Riserve che però sono ferme da anni, non sfruttate, a causa dell’incertezza politica che disincentiva gli investimenti. Le stime dicono che il costo di estrazione del metano italiano è di circa 5 centesimi al metro cubo. Di contro, il gas che l’Italia importa dall’estero (da Russia e Algeria, principalmente) ha un prezzo mediamente di 50-70 centesimi.

IL PIANO DI CINGOLANI SUL GAS

La crisi dei prezzi dell’energia ha molte cause, e difficilmente si risolverà presto: riguarda innanzitutto il gas, che è anche la materia spesso utilizzata per generare energia elettrica e che ha un peso rilevantissimo – del 40 per cento – nel mix italiano.

Cingolani difende la necessità di “potenziare le rinnovabili il più rapidamente possibile”, coerentemente con gli obiettivi dell’Unione europea per la decarbonizzazione. Ma è impossibile installare gigawatt di capacità eolica e solare in poco tempo. Nel breve termine, “nei prossimi 12-18 mesi dobbiamo muoverci anche in altre direzioni”, afferma il ministro. “Come quella di aumentare la produzione di gas nazionale con giacimenti già aperti”. Ovvero riattivare le operazioni nelle riserve il cui sfruttamento era già iniziato.

“Potremmo aumentare di una quantità non esagerata. Magari raddoppiare i 4 miliardi di metri cubi attuali” attualmente prodotti sul nostro territorio: arrivare a 8-9 miliardi quindi, comunque poco rispetto ai livelli di consumo.

IL CONFRONTO CON L’EUROPA

L’Unione europea ha fissato degli obiettivi di riduzione delle emissioni di gas serra nel medio (-55 per cento rispetto ai valori del 1990 nel 2030) e nel lungo termine (azzeramento netto). Ma ha lasciato agli stati membri la responsabilità di organizzare da sé i loro mix energetici, sulla base delle loro condizioni nazionali. Il gas è un combustibile fossile, ma è anche meno emissivo rispetto al petrolio e, soprattutto, al carbone. Viene considerato una fonte potenzialmente utile nella fase di transizione verso la neutralità carbonica per dare stabilità a una rete elettrica che sarà sempre più dominata dalle rinnovabili intermittenti, nell’attesa che le tecnologie di stoccaggio (come le batterie) migliorino in efficienza e si facciano meno costose.

Cingolani ha detto al Messaggero che “a gennaio dovrebbe esserci una interministeriale Ue sull’energia”. Un vertice, cioè, tra i rappresentanti dei paesi membri in cui si discuterà di politiche energetiche: all’ultima riunione, pochi giorni fa, non si è deciso niente: è mancato un accordo sia sulle eventuali modifiche del mercato delle quote di CO2, sia sull’inclusione di gas e nucleare tra le fonti classificate come “verdi”.

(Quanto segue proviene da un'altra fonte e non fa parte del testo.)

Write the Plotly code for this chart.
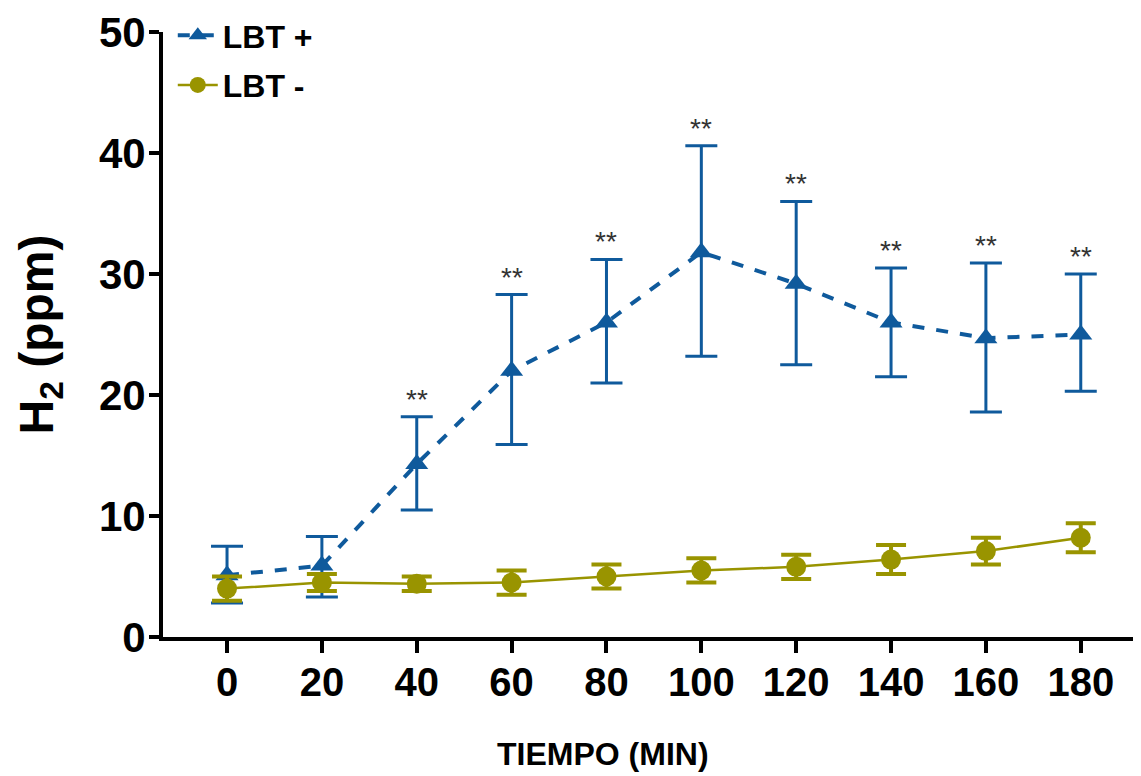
import plotly.graph_objects as go

# Data
tiempo = [0, 20, 40, 60, 80, 100, 120, 140, 160, 180]
lbt_pos = [5.1, 5.9, 14.3, 22.0, 26.0, 31.8, 29.2, 26.0, 24.7, 25.0]
lbt_pos_err_plus = [2.4, 2.4, 3.9, 6.3, 5.2, 8.8, 6.8, 4.5, 6.2, 5.0]
lbt_pos_err_minus = [2.3, 2.6, 3.8, 6.1, 5.0, 8.6, 6.7, 4.5, 6.1, 4.7]
lbt_neg = [4.0, 4.5, 4.4, 4.5, 5.0, 5.5, 5.8, 6.4, 7.1, 8.2]
lbt_neg_err = [1.0, 0.7, 0.6, 1.0, 1.0, 1.0, 1.0, 1.2, 1.1, 1.2]
signif = ["", "", "**", "**", "**", "**", "**", "**", "**", "**"]

BLUE = "#0f5a9c"
OLIVE = "#999400"
FONT = "Liberation Sans, Arial, sans-serif"

fig = go.Figure()

fig.add_trace(go.Scatter(
    x=tiempo, y=lbt_pos, name="LBT +", mode="lines+markers", legendgroup="a",
    line=dict(color=BLUE, width=4, dash="dash"),
    marker=dict(symbol="triangle-up", size=20, color=BLUE),
    error_y=dict(type="data", symmetric=False, array=lbt_pos_err_plus,
                 arrayminus=lbt_pos_err_minus, color=BLUE, thickness=3, width=16),
    cliponaxis=False,
))

fig.add_trace(go.Scatter(
    x=tiempo, y=lbt_neg, name="LBT -", mode="lines+markers", legendgroup="b",
    line=dict(color=OLIVE, width=2.5),
    marker=dict(symbol="circle", size=20, color=OLIVE),
    error_y=dict(type="data", array=lbt_neg_err, color=OLIVE, thickness=4, width=15),
    cliponaxis=False,
))

for x, y, ep, s in zip(tiempo, lbt_pos, lbt_pos_err_plus, signif):
    if s:
        fig.add_annotation(x=x, y=y + ep, text=s, showarrow=False,
                           yanchor="bottom", yshift=0,
                           font=dict(family=FONT, size=28, color="#333333"))

fig.add_annotation(xref="paper", yref="paper", x=(603 - 163) / 978, y=-118 / 610,
                   text="<b>TIEMPO (MIN)</b>", showarrow=False,
                   xanchor="center", yanchor="middle",
                   font=dict(family=FONT, size=32, color="black"))

fig.update_layout(
    width=1133, height=768,
    margin=dict(l=155, r=0, t=19, b=139),
    paper_bgcolor="white", plot_bgcolor="white",
    font=dict(family=FONT, color="black"),
    showlegend=True,
    legend=dict(x=0.01, y=1.04, xanchor="left", yanchor="top",
                font=dict(family=FONT, size=32, color="black", weight="bold"),
                bgcolor="rgba(0,0,0,0)", itemwidth=40, tracegroupgap=5),
    xaxis=dict(range=[-13.5, 192.7], tickvals=tiempo, ticktext=[str(t) for t in tiempo],
               automargin=False, ticklabeloverflow="allow",
               showline=True, linecolor="black", linewidth=4,
               ticks="outside", ticklen=12, tickwidth=4, tickcolor="black",
               showgrid=False, zeroline=False, ticklabelstandoff=-5,
               tickfont=dict(family=FONT, size=40, color="black", weight="bold")),
    yaxis=dict(range=[0, 50], tickvals=[0, 10, 20, 30, 40, 50],
               automargin=False, ticklabeloverflow="allow",
               showline=True, linecolor="black", linewidth=4,
               ticks="outside", ticklen=10, tickwidth=4, tickcolor="black",
               showgrid=False, zeroline=False, ticklabelstandoff=-5,
               title=dict(text="H<sub>2</sub> (ppm)", standoff=31,
                          font=dict(family=FONT, size=48, color="black", weight="bold")),
               tickfont=dict(family=FONT, size=42, color="black", weight="bold")),
)

fig.write_html("out.html")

L’ITALIA RIAVVIA IL CARBONE

L’alto prezzo del gas – sopra i 180 euro al megawattora – ha indotto Terna, la società che gestisce le reti italiane di trasmissione dell’elettricità, a chiedere la riattivazione temporanea delle centrali a carbone di La Spezia (Enel) e Monfalcone (A2A): nonostante i maggiori livelli di emissione, in questa fase il carbone è una fonte più conveniente del gas.